* _Available data_:
════════

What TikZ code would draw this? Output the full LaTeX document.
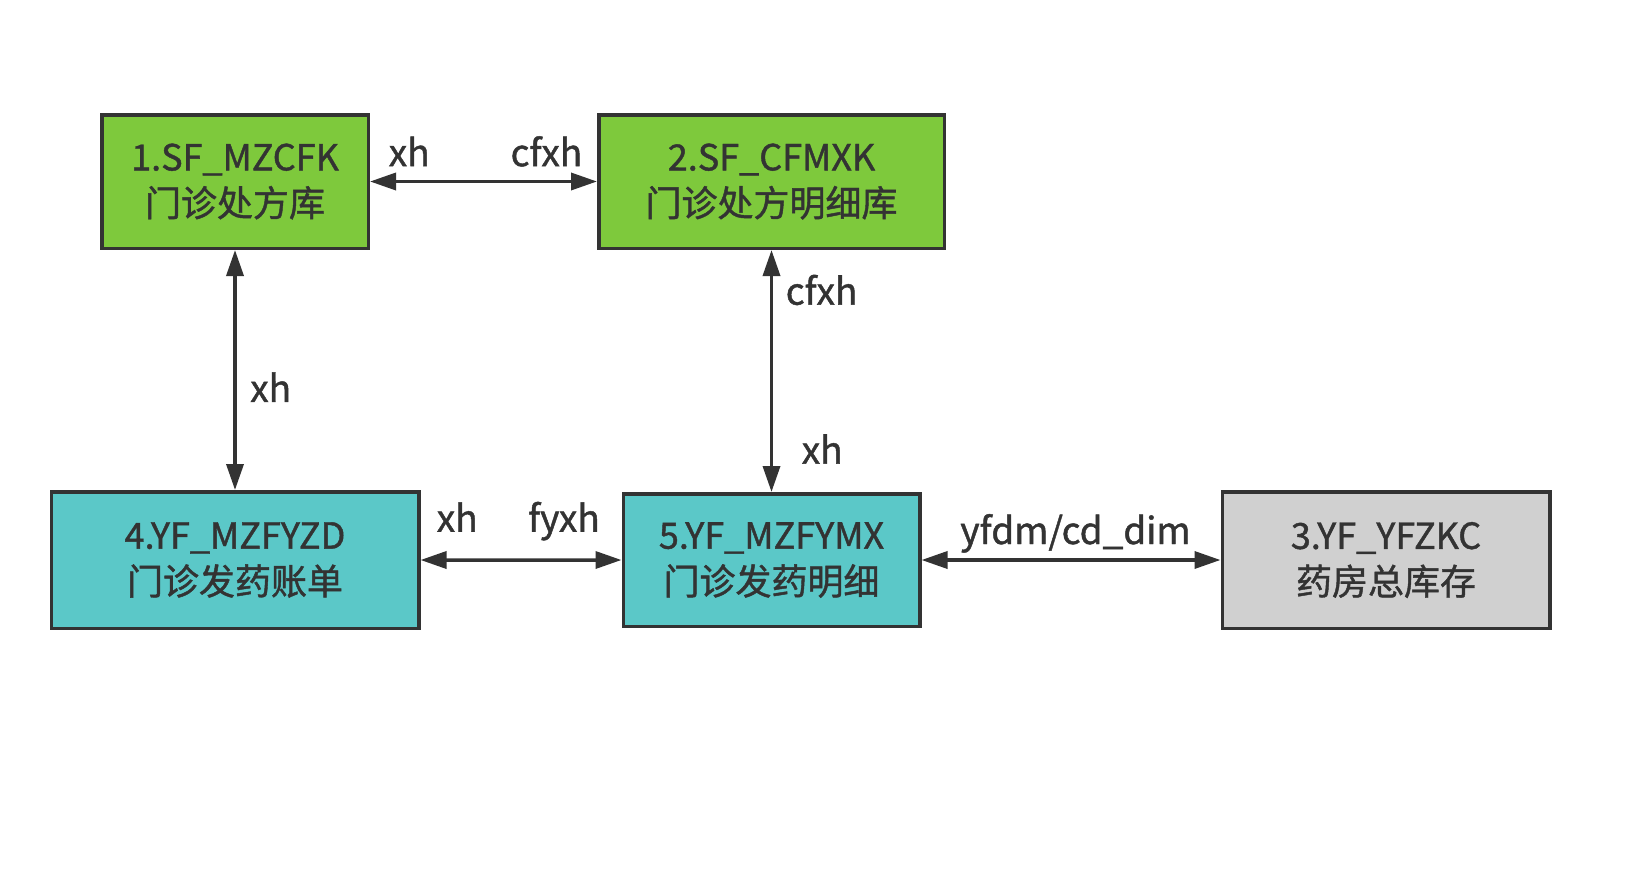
\documentclass[tikz,border=0pt]{standalone}
\usepackage{fontspec}
\setmainfont{Noto Sans CJK SC}[FakeBold=1.2]
\usepackage{tikz}
\usetikzlibrary{arrows.meta,positioning}

\definecolor{boxgreen}{RGB}{126,201,60}
\definecolor{boxteal}{RGB}{91,200,200}
\definecolor{boxgray}{RGB}{208,208,208}
\definecolor{ink}{RGB}{51,51,51}

\begin{document}
\begin{tikzpicture}[
  every node/.style={font=\fontsize{36bp}{46bp}\selectfont, text=ink},
  box/.style={draw=ink, line width=3.5bp, align=center, inner sep=0pt},
  lbl/.style={inner sep=0pt, text depth=0pt, font=\fontsize{37bp}{46bp}\selectfont},
  >={Triangle[length=26bp,width=17bp]}, line width=3.5bp, draw=ink
]
\useasboundingbox (0,0) rectangle (1630bp,-892bp);

\node[box, fill=boxgreen, minimum width=266.5bp, minimum height=133.5bp] (b1) at (235bp,-181.5bp) {1.SF\_MZCFK\\门诊处方库};
\node[box, fill=boxgreen, minimum width=345.5bp, minimum height=133.5bp, right=227bp of b1] (b2) {2.SF\_CFMXK\\门诊处方明细库};

\node[box, fill=boxteal, minimum width=367.5bp, minimum height=136.5bp, below=240bp of b1] (b4) {4.YF\_MZFYZD\\门诊发药账单};
\node[box, fill=boxteal, minimum width=296.5bp, minimum height=132.5bp, below=242bp of b2] (b5) {5.YF\_MZFYMX\\门诊发药明细};
\node[box, fill=boxgray, minimum width=327.5bp, minimum height=136.5bp, right=299bp of b5] (b3) {3.YF\_YFZKC\\药房总库存};

\draw[<->, ink] (b1) -- (b2)
  node[lbl, pos=0, above right=13.6bp and 17bp] (l12a) {xh}
  node[lbl, pos=1, above left=13.6bp and 13bp] (l12b) {cfxh};
\draw[<->, ink] (b1) -- (b4)
  node[lbl, pos=0.633, anchor=base west, xshift=13.5bp] (l14) {xh};
\draw[<->, ink] (b2) -- (b5)
  node[lbl, pos=0.226, anchor=base west, xshift=12.5bp] (l25a) {cfxh}
  node[lbl, pos=0.883, anchor=base west, xshift=28.5bp] (l25b) {xh};
\draw[<->, ink] (b4) -- (b5)
  node[lbl, pos=0, above right=26.5bp and 14.5bp] (l45a) {xh}
  node[lbl, pos=1, above left=26.5bp and 20bp] (l45b) {fyxh};
\draw[<->, ink] (b5) -- (b3)
  node[lbl, pos=0.515, anchor=base, yshift=16bp] (l53) {yfdm/cd\_dim};
\end{tikzpicture}
\end{document}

════════

* _What is expected_: Please take the lines from the beginning of the data above through the line holding "minimum width=345.5bp, minimum" and transcribe them exactly, without any pictures.

* _Exercise response_:
What TikZ code would draw this? Output the full LaTeX document.
\documentclass[tikz,border=0pt]{standalone}
\usepackage{fontspec}
\setmainfont{Noto Sans CJK SC}[FakeBold=1.2]
\usepackage{tikz}
\usetikzlibrary{arrows.meta,positioning}

\definecolor{boxgreen}{RGB}{126,201,60}
\definecolor{boxteal}{RGB}{91,200,200}
\definecolor{boxgray}{RGB}{208,208,208}
\definecolor{ink}{RGB}{51,51,51}

\begin{document}
\begin{tikzpicture}[
  every node/.style={font=\fontsize{36bp}{46bp}\selectfont, text=ink},
  box/.style={draw=ink, line width=3.5bp, align=center, inner sep=0pt},
  lbl/.style={inner sep=0pt, text depth=0pt, font=\fontsize{37bp}{46bp}\selectfont},
  >={Triangle[length=26bp,width=17bp]}, line width=3.5bp, draw=ink
]
\useasboundingbox (0,0) rectangle (1630bp,-892bp);

\node[box, fill=boxgreen, minimum width=266.5bp, minimum height=133.5bp] (b1) at (235bp,-181.5bp) {1.SF\_MZCFK\\门诊处方库};
\node[box, fill=boxgreen, minimum width=345.5bp, minimum height=133.5bp, right=227bp of b1] (b2) {2.SF\_CFMXK\\门诊处方明细库};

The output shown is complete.